Kaggle in the classroom: using R and GitHub to run predictive modeling competitions

rstudio::conf 2018 teaching

Colin Rundel

February 28, 2018

Kaggle is a popular platform that enables companies and researchers to host predictive modeling competitions open to analysts, statisticians, and data scientists all over the world. These type of predictive modeling contests are compelling as a pedagogical exercise as they allow students to engage with real data and provide automatic feedback on performance in both an absolute (e.g. rMSPE) and relative (vs. other teams) way. While Kaggle offers tools that allow instructors to run their own competitions on the platform this is somewhat limiting and requires students to learn how to use Kaggle’s platform. To this end, we have implemented similar predictive modeling competitions in our Statistical Computing and Predictive Modeling courses using R, GitHub, and the Wercker continuous integration platform.
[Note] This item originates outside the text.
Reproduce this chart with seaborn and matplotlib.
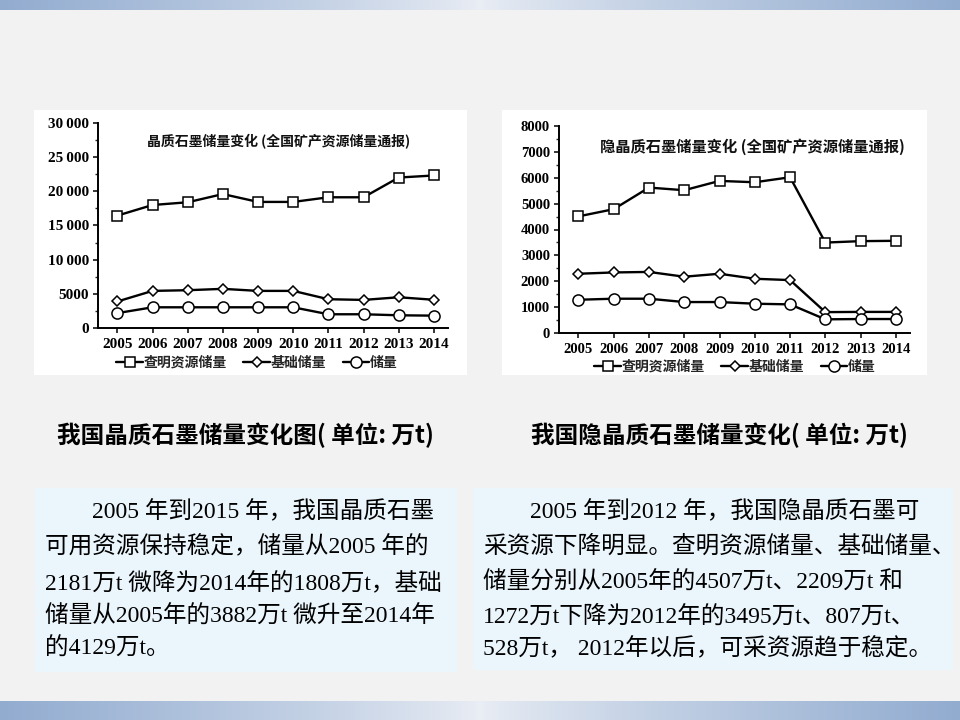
import numpy as np
import pandas as pd
import matplotlib
matplotlib.use("Agg")
import matplotlib.pyplot as plt
import seaborn as sns
from matplotlib.patches import Rectangle
from matplotlib.lines import Line2D
from matplotlib.ticker import FuncFormatter, AutoMinorLocator, MultipleLocator

# ---------------- data ----------------
years = [2005, 2006, 2007, 2008, 2009, 2010, 2011, 2012, 2013, 2014]
series_names = ["查明资源储量", "基础储量", "储量"]

# 晶质石墨 (left)
flake_proven = [16450, 18000, 18400, 19600, 18450, 18450, 19130, 19130, 22020, 22320]
flake_basic = [3882, 5430, 5530, 5730, 5430, 5430, 4210, 4110, 4500, 4129]
flake_reserve = [2181, 3030, 3030, 3030, 3030, 3030, 2010, 2010, 1860, 1808]

# 隐晶质石墨 (right)
amor_proven = [4507, 4785, 5620, 5518, 5878, 5826, 6019, 3495, 3550, 3563]
amor_basic = [2290, 2340, 2360, 2175, 2290, 2096, 2045, 807, 815, 815]
amor_reserve = [1285, 1325, 1325, 1196, 1196, 1132, 1106, 528, 540, 540]

left_title = "晶质石墨储量变化 (全国矿产资源储量通报)"
right_title = "隐晶质石墨储量变化 (全国矿产资源储量通报)"
left_heading = "我国晶质石墨储量变化图( 单位: 万t)"
right_heading = "我国隐晶质石墨储量变化( 单位: 万t)"
left_text = [
    "2005 年到2015 年，我国晶质石墨",
    "可用资源保持稳定，储量从2005 年的",
    "2181万t 微降为2014年的1808万t，基础",
    "储量从2005年的3882万t 微升至2014年",
    "的4129万t。",
]
right_text = [
    "2005 年到2012 年，我国隐晶质石墨可",
    "采资源下降明显。查明资源储量、基础储量、",
    "储量分别从2005年的4507万t、2209万t 和",
    "1272万t下降为2012年的3495万t、807万t、",
    "528万t， 2012年以后，可采资源趋于稳定。",
]

# ---------------- style ----------------
sns.set_style("ticks")
plt.rcParams["font.family"] = ["Liberation Serif", "Noto Sans CJK SC", "DejaVu Sans"]
CJK = ["Noto Sans CJK SC", "DejaVu Sans"]
SERIF = ["Liberation Serif", "Noto Sans CJK SC", "DejaVu Sans"]

W, H = 960, 720
fig = plt.figure(figsize=(9.6, 7.2), dpi=100)
fig.patch.set_facecolor("#f2f2f2")


def fx(px):
    return px / W


def fy(py):
    return 1 - py / H


def box(x0, y0, x1, y1):
    return [fx(x0), fy(y1), (x1 - x0) / W, (y1 - y0) / H]


# background bands
bg = fig.add_axes([0, 0, 1, 1], zorder=-10)
bg.axis("off")
xs = np.linspace(-1, 1, 400)
t = np.abs(xs) ** 0.8
c_edge = np.array([0x92, 0xac, 0xd0]) / 255
c_mid = np.array([0xea, 0xee, 0xf5]) / 255
grad = (c_mid[None, :] * (1 - t[:, None]) + c_edge[None, :] * t[:, None])[None, :, :]
bg.imshow(grad, extent=[0, W, 10, 0], aspect="auto")
bg.imshow(grad, extent=[0, W, 720, 701], aspect="auto")
bg.set_xlim(0, W)
bg.set_ylim(H, 0)

# white panels behind the charts
bg.add_patch(Rectangle((34, 110), 433, 265, facecolor="white", edgecolor="none"))
bg.add_patch(Rectangle((502, 110), 425, 265, facecolor="white", edgecolor="none"))
# light blue text boxes
bg.add_patch(Rectangle((35, 488), 422, 184, facecolor="#eaf5fc", edgecolor="none"))
bg.add_patch(Rectangle((473, 488), 480, 182, facecolor="#eaf5fc", edgecolor="none"))

markers = ["s", "D", "o"]
msizes = [7, 5.5, 8]


def draw_chart(axbox, data, ymax, ystep, fmt, title, title_xy, title_size,
               legend_xy, tick_size):
    ax = fig.add_axes(axbox)
    ax.set_facecolor("none")
    for vals, m, ms in zip(data, markers, msizes):
        df = pd.DataFrame({"year": years, "value": vals})
        sns.lineplot(data=df, x="year", y="value", ax=ax, color="black",
                     linewidth=1.7, marker=m, markersize=ms,
                     markerfacecolor="white", markeredgecolor="black",
                     markeredgewidth=1.1)
    ax.set_xlim(2004.45, 2014.4)
    ax.set_ylim(0, ymax)
    ax.set_xticks(years)
    ax.set_xticklabels([str(y) for y in years])
    ax.yaxis.set_major_locator(MultipleLocator(ystep))
    ax.yaxis.set_minor_locator(AutoMinorLocator(2))
    ax.yaxis.set_major_formatter(FuncFormatter(fmt))
    ax.set_xlabel("")
    ax.set_ylabel("")
    for s in ["top", "right"]:
        ax.spines[s].set_visible(False)
    for s in ["left", "bottom"]:
        ax.spines[s].set_linewidth(1.4)
        ax.spines[s].set_color("black")
    ax.tick_params(axis="both", direction="out", colors="black", width=1.1,
                   length=3.5, labelsize=tick_size)
    ax.tick_params(axis="y", which="minor", length=2.5, width=1)
    ax.tick_params(axis="x", pad=4)
    ax.tick_params(axis="y", pad=3)
    for lab in ax.get_xticklabels() + ax.get_yticklabels():
        lab.set_fontweight("bold")
        lab.set_family(SERIF)
    fig.text(fx(title_xy[0]), fy(title_xy[1]), title, family=CJK,
             fontsize=title_size, fontweight="bold", ha="center", va="center",
             color="#111111")
    handles = [Line2D([], [], color="black", linewidth=1.7, marker=m,
                      markersize=ms, markerfacecolor="white",
                      markeredgecolor="black", markeredgewidth=1.1)
               for m, ms in zip(markers, msizes)]
    fig.legend(handles, series_names, loc="center",
               bbox_to_anchor=(fx(legend_xy[0]), fy(legend_xy[1])),
               ncol=3, frameon=False, handlelength=1.9, handletextpad=0.05,
               columnspacing=1.2, borderpad=0.1,
               prop={"family": CJK, "size": 10, "weight": "bold"})
    return ax


def fmt_left(v, pos):
    v = int(round(v))
    if v >= 10000:
        return f"{v // 1000}\u2009{v % 1000:03d}"
    return str(v)


def fmt_right(v, pos):
    return str(int(round(v)))


draw_chart(box(98, 123, 448, 328),
           [flake_proven, flake_basic, flake_reserve],
           30000, 5000, fmt_left, left_title, (279, 142), 10, (257, 363), 11)
draw_chart(box(559, 126, 910, 333),
           [amor_proven, amor_basic, amor_reserve],
           8000, 1000, fmt_right, right_title, (752, 147), 11, (735, 367), 10.5)

# headings
fig.text(fx(245), fy(435), left_heading, family=CJK, fontsize=17,
         fontweight="bold", ha="center", va="center", color="black")
fig.text(fx(719), fy(435), right_heading, family=CJK, fontsize=17,
         fontweight="bold", ha="center", va="center", color="black")

# body texts
line_ys = [512, 547, 583, 617, 649]
for i, (line, yy) in enumerate(zip(left_text, line_ys)):
    x0 = 92 if i == 0 else 45
    fig.text(fx(x0), fy(yy), line, family=SERIF, fontsize=17,
             ha="left", va="center", color="black")
for i, (line, yy) in enumerate(zip(right_text, line_ys)):
    x0 = 530 if i == 0 else 483
    fig.text(fx(x0), fy(yy), line, family=SERIF, fontsize=17,
             ha="left", va="center", color="black")

fig.savefig("out.png", dpi=100, facecolor=fig.get_facecolor())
We will discuss the implementation details of these contests as well as how these tools provided the necessary flexibility to tackle interesting modeling tasks while complementing the skills / tools students were already learning.

About the speaker

Colin Rundel

Colin is a lecturer in Statistics and Data Science at the University of Edinburgh. He has been teaching statistics and data science courses, with a focus on computing and spatial modeling, for the last 8 years.